On the contrary, I think most readers have no trouble going with the flow. Most people have been exposed to enough magic, at least in the form of fairy-tales or Disney films, that the idea of pointing a wand at someone and turning them into a frog doesn’t need explanation. It’s magic. That sort of stuff happens.
I was thinking of this while reading David Sklar’s excellent Shadow of the Antlered Bird this week. The book is the story of Tamnen, a half-sidhe desperately trying to get out from under his mother’s well-meaning thumb (she’s the sidhe half of his parentage); his efforts to do so, however, unleash a monster determined to hunt him down, one he may not have the power to stop.
There’s some explanation, along the way, of how magic works. Trees are aware. Traditional anti-magic protections such as salt and cold iron work fairly well.
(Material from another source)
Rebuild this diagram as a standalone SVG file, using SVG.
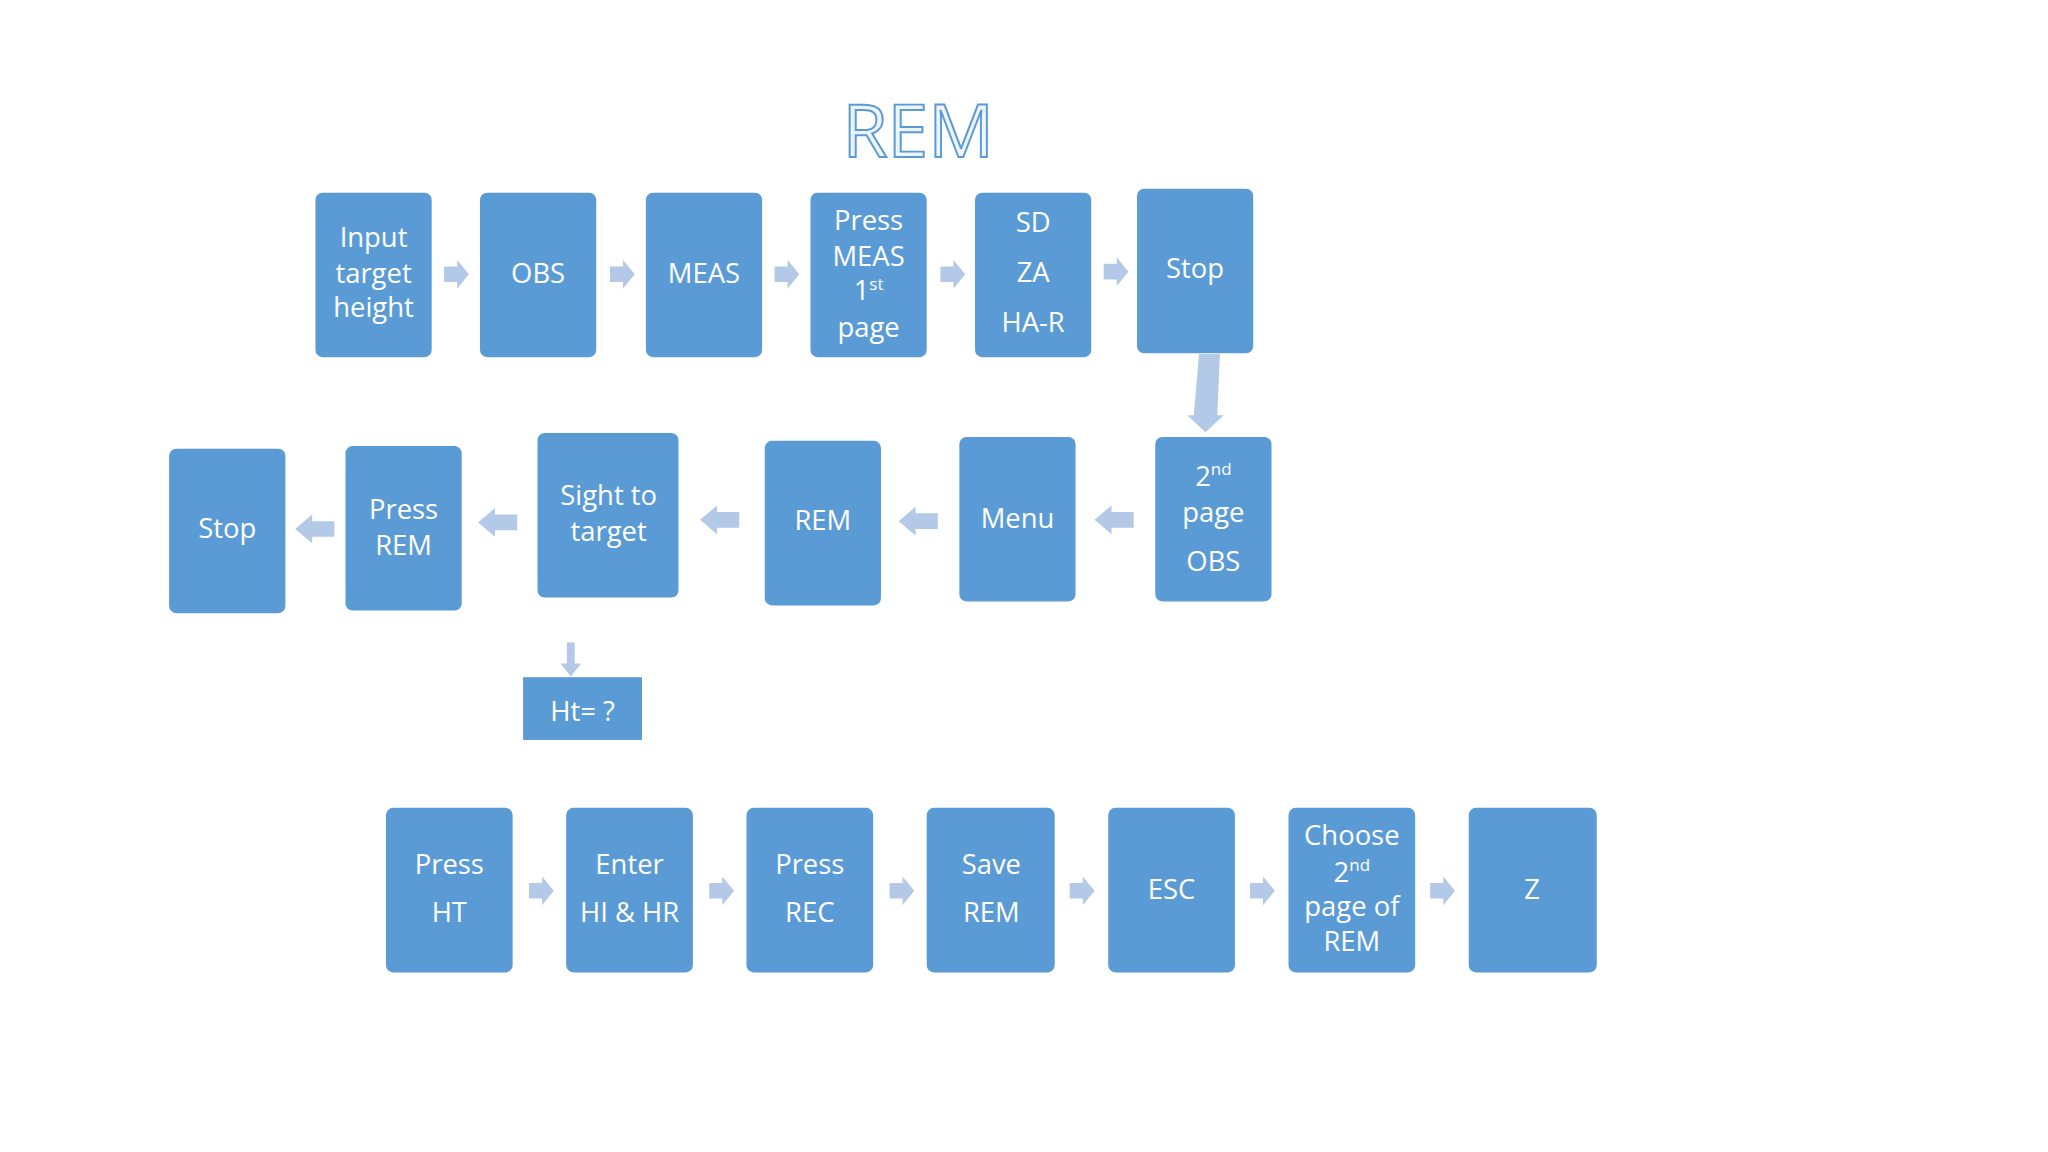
<svg xmlns="http://www.w3.org/2000/svg" width="2048" height="1152" viewBox="0 0 2048 1152">
<style>
.b{fill:#5b9bd5;stroke:#5b9bd5}
.t{font-family:"Open Sans","Liberation Sans",sans-serif;font-size:21px;fill:#fff;text-anchor:middle}
.a{fill:#b4c9e8}
</style>
<defs>
<path id="ar" d="M-9,-6 H1 V-11 L10,0 L1,11 V6 H-9 Z" class="a"/>
<path id="al" d="M14,-6 H-3 V-11 L-16,0 L-3,11 V6 H14 Z" class="a"/>
</defs>
<rect width="2048" height="1152" fill="#fff"/>
<g transform="scale(1.30612)">
<text x="703" y="120" font-family="Open Sans,Liberation Sans,sans-serif" font-size="56" text-anchor="middle" fill="#eef4fb" stroke="#5b9bd5" stroke-width="1.5">REM</text>
<g id="connectors">
<use href="#ar" x="349" y="210"/><use href="#ar" x="476" y="210"/><use href="#ar" x="602" y="210"/><use href="#ar" x="729" y="210"/><use href="#ar" x="854" y="208"/>
<path class="a" d="M918,271 H934 L932,318 H937 L923,331 L909,318 H914 Z"/>
<use href="#al" x="854" y="398"/><use href="#al" x="704" y="399"/><use href="#al" x="552" y="398"/><use href="#al" x="382" y="400"/><use href="#al" x="242" y="405"/>
<path class="a" d="M434,492 H440 V508 H445 L437,518 L429,508 H434 Z"/>
<use href="#ar" x="414" y="682"/><use href="#ar" x="552" y="682"/><use href="#ar" x="690" y="682"/><use href="#ar" x="828" y="682"/><use href="#ar" x="966" y="682"/><use href="#ar" x="1104" y="682"/>
</g>
<g id="n1"><rect class="b" x="242" y="148" width="88" height="125" rx="5"/><text class="t" x="286" y="189">Input</text><text class="t" x="286" y="217">target</text><text class="t" x="286" y="243">height</text></g>
<g id="n2"><rect class="b" x="368" y="148" width="88" height="125" rx="5"/><text class="t" x="412" y="217">OBS</text></g>
<g id="n3"><rect class="b" x="495" y="148" width="88" height="125" rx="5"/><text class="t" x="539" y="217">MEAS</text></g>
<g id="n4"><rect class="b" x="621" y="148" width="88" height="125" rx="5"/><text class="t" x="665" y="176">Press</text><text class="t" x="665" y="204">MEAS</text><text class="t" x="665" y="230">1<tspan font-size="13" dy="-8">st</tspan></text><text class="t" x="665" y="258">page</text></g>
<g id="n5"><rect class="b" x="747" y="148" width="88" height="125" rx="5"/><text class="t" x="791" y="178">SD</text><text class="t" x="791" y="216">ZA</text><text class="t" x="791" y="254">HA-R</text></g>
<g id="n6"><rect class="b" x="871" y="145" width="88" height="125" rx="5"/><text class="t" x="915" y="213">Stop</text></g>
<g id="n7"><rect class="b" x="885" y="335" width="88" height="125" rx="5"/><text class="t" x="929" y="372">2<tspan font-size="13" dy="-8">nd</tspan></text><text class="t" x="929" y="400">page</text><text class="t" x="929" y="437">OBS</text></g>
<g id="n8"><rect class="b" x="735" y="335" width="88" height="125" rx="5"/><text class="t" x="779" y="404">Menu</text></g>
<g id="n9"><rect class="b" x="586" y="338" width="88" height="125" rx="5"/><text class="t" x="630" y="406">REM</text></g>
<g id="n10"><rect class="b" x="412" y="332" width="107" height="125" rx="5"/><text class="t" x="466" y="387">Sight to</text><text class="t" x="466" y="414">target</text></g>
<g id="n11"><rect class="b" x="265" y="342" width="88" height="125" rx="5"/><text class="t" x="309" y="397">Press</text><text class="t" x="309" y="425">REM</text></g>
<g id="n12"><rect class="b" x="130" y="344" width="88" height="125" rx="5"/><text class="t" x="174" y="412">Stop</text></g>
<g id="n13"><rect class="b" x="401" y="519" width="90" height="47"/><text class="t" x="446" y="552" font-size="25">Ht= ?</text></g>
<g id="n14"><rect class="b" x="296" y="619" width="96" height="125" rx="5"/><text class="t" x="344" y="669">Press</text><text class="t" x="344" y="706">HT</text></g>
<g id="n15"><rect class="b" x="434" y="619" width="96" height="125" rx="5"/><text class="t" x="482" y="669">Enter</text><text class="t" x="482" y="706">HI &amp; HR</text></g>
<g id="n16"><rect class="b" x="572" y="619" width="96" height="125" rx="5"/><text class="t" x="620" y="669">Press</text><text class="t" x="620" y="706">REC</text></g>
<g id="n17"><rect class="b" x="710" y="619" width="97" height="125" rx="5"/><text class="t" x="759" y="669">Save</text><text class="t" x="759" y="706">REM</text></g>
<g id="n18"><rect class="b" x="849" y="619" width="96" height="125" rx="5"/><text class="t" x="897" y="688">ESC</text></g>
<g id="n19"><rect class="b" x="987" y="619" width="96" height="125" rx="5"/><text class="t" x="1035" y="647">Choose</text><text class="t" x="1035" y="675">2<tspan font-size="13" dy="-8">nd</tspan></text><text class="t" x="1035" y="701">page of</text><text class="t" x="1035" y="728">REM</text></g>
<g id="n20"><rect class="b" x="1125" y="619" width="97" height="125" rx="5"/><text class="t" x="1173" y="688">Z</text></g>
</g>
</svg>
But there’s nothing that could be considered to spell out the principles—anything we do need to know is explained in passing (the closest thing to a law of magic is when Tamnen explains why magic and technology don’t mix).
What’s far more important is that the magic feels magical, like something eerie, strange and non-scientific (even when Tam exploits technology in various ways)—heck, not even logical as we normally think of it. The same is true of Sandman Slim, which I read earlier in the week (I’ll get to that in my next “Books and movies” post) or The Magician (flawed as I found other aspects, the magic is striking). I don’t know if any of these authors really have rules for magic worked out; what counts is, it feels like the rules are in place.
There are lots of ways to handle magic in fiction. It can be something that’s explained by advanced science, as in the classic science fantasies of A. Merritt; it can be presented as something that can be analyzed, as it is in Fritz Leiber’s Conjure Wife (where the protagonist figures out the underlying principles behind various spells, then improves on them); or as something that’s not scientific at all (Tolkien, I’ve been told, informed one scriptwriter trying to adapt LOTR that lembas—elven bread—is not something that can be explained by science; if it were under a microscope, the physical properties would be exactly identical to regular bread).
What matters is that the rules are internally coherent; the magic is consistent; and that it feels magical. If it’s done right, there’s no need to spell out the rules. We’ll feel them in our bones.

1 Comment

Filed under Reading, Writing

One response to “Do you believe in magic?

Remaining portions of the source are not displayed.